Since the last time I blogged, I’ve graduated from Columbia and have thus lost access to my previous blog setup. I was content to ignore my blog entirely and let it languish, but I was recently asked to post some notes on the Gaussian distribution and decided to resurrect my blog (the person was sort of drunk and might not have been serious, but that’s ok).
Unfortunately, I could not find the backups of all of my previous posts. I have saved the old posts that I could find, but there are several posts that are no longer present. Honestly, that’s probably for the better – I’m sure the things I wrote in my freshman year of colleg eare horrendously embarassing.

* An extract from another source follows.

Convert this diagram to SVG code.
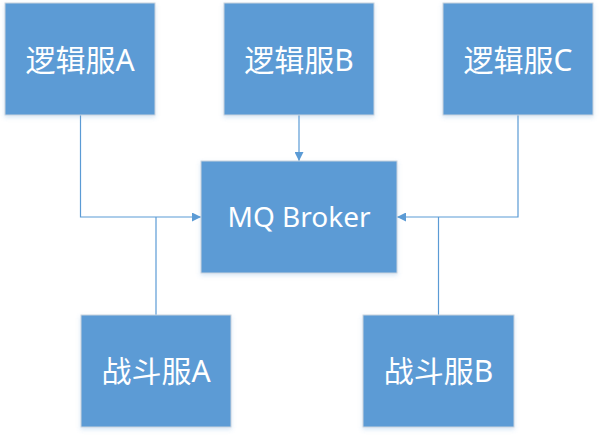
<svg xmlns="http://www.w3.org/2000/svg" width="599" height="436" viewBox="0 0 599 436">
  <style>
    .box { fill: #5B9BD5; stroke: #C9D3DE; stroke-width: 1; filter: url(#sh); }
    .lbl { fill: #FFFFFF; font-family: "Noto Sans", "Noto Sans CJK SC", sans-serif; font-size: 28px; text-anchor: middle; dominant-baseline: central; }
    .cjk { font-size: 30px; }
    .conn { fill: none; stroke: #5B9BD5; stroke-width: 1.2; }
  </style>
  <defs>
    <filter id="sh" x="-10%" y="-10%" width="120%" height="125%">
      <feDropShadow dx="0" dy="2" stdDeviation="2" flood-color="#5B9BD5" flood-opacity="0.25"/>
    </filter>
    <marker id="arr" viewBox="0 0 10 10" refX="10" refY="5" markerWidth="9" markerHeight="9" markerUnits="userSpaceOnUse" orient="auto">
      <path d="M0,0 L10,5 L0,10 Z" fill="#5B9BD5"/>
    </marker>
  </defs>
  <rect width="599" height="436" fill="#FFFFFF"/>
  <g id="connectors">
    <path class="conn" d="M80.5,115 V217 H201" marker-end="url(#arr)"/>
    <path class="conn" d="M156,315 V217"/>
    <path class="conn" d="M299,115 V161" marker-end="url(#arr)"/>
    <path class="conn" d="M518,115 V217 H397" marker-end="url(#arr)"/>
    <path class="conn" d="M438.5,315 V217"/>
  </g>
  <g id="logicA">
    <rect class="box" x="5" y="3" width="150" height="112"/>
    <text class="lbl cjk" x="80" y="59">逻辑服A</text>
  </g>
  <g id="logicB">
    <rect class="box" x="224" y="3" width="150" height="112"/>
    <text class="lbl cjk" x="299" y="59">逻辑服B</text>
  </g>
  <g id="logicC">
    <rect class="box" x="443" y="3" width="150" height="112"/>
    <text class="lbl cjk" x="518" y="59">逻辑服C</text>
  </g>
  <g id="broker">
    <rect class="box" x="201" y="161" width="196" height="112"/>
    <text class="lbl" x="299" y="216">MQ Broker</text>
  </g>
  <g id="battleA">
    <rect class="box" x="81" y="315" width="150" height="112"/>
    <text class="lbl cjk" x="156" y="370">战斗服A</text>
  </g>
  <g id="battleB">
    <rect class="box" x="363" y="315" width="151" height="112"/>
    <text class="lbl cjk" x="438.5" y="370">战斗服B</text>
  </g>
</svg>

I decided to take the opportunity to start fresh, using an entirely new
blogging layout and software. Previously, I wrote a custom blogging
setup using Asciidoctor and Frozen
Flask. Frozen Flask
works well (and I definitely recommend for really custom static
websites), but my blog is pretty simple and it’s kind of a drag to use a
custom software stack that I kept forgetting how to use. Instead, I
chose to use Hugo, a popular and (more
importantly) well-documented static website generator that takes care of
pretty much everything for me. And while I appreciate the expressivity
of the asciidoc
markup language, AFAICT no one else uses asciidoc
at
all, including me in every other part of my life. Moving back to
markdown, something I use on an almost daily basis, was actually a plus.

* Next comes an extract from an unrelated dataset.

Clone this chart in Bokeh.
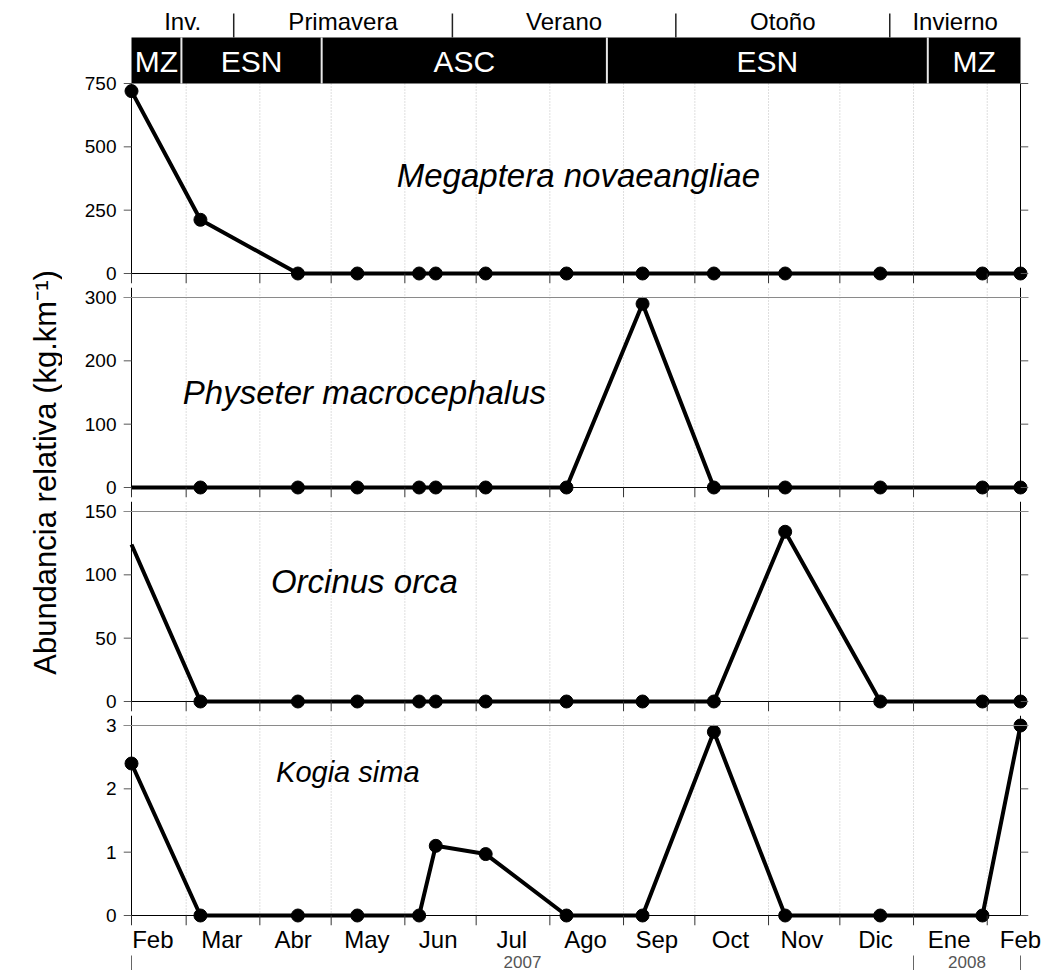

My new blog post is written using a Markdown + Latex (for math) dialect
that hits the perfect sweet spot of useability, simplicity, and
expressivity.
Because I was already starting over from the software side, I decided to redesign the design of the blog from scratch (I’ve come to mildly dislike my previous design). This time, instead of blindly copying someone else’s theme, I decided to “hand-code” the entire website. For the first time in my life, I actually wrote every single line of CSS on this website (although I used the Ezhil Hugo Theme as a guide). I’m quite proud of the result and how minimal it is. Other than KaTeX for math, I have no JavaScript and only 58 lines of CSS (<800 bytes uncompressed).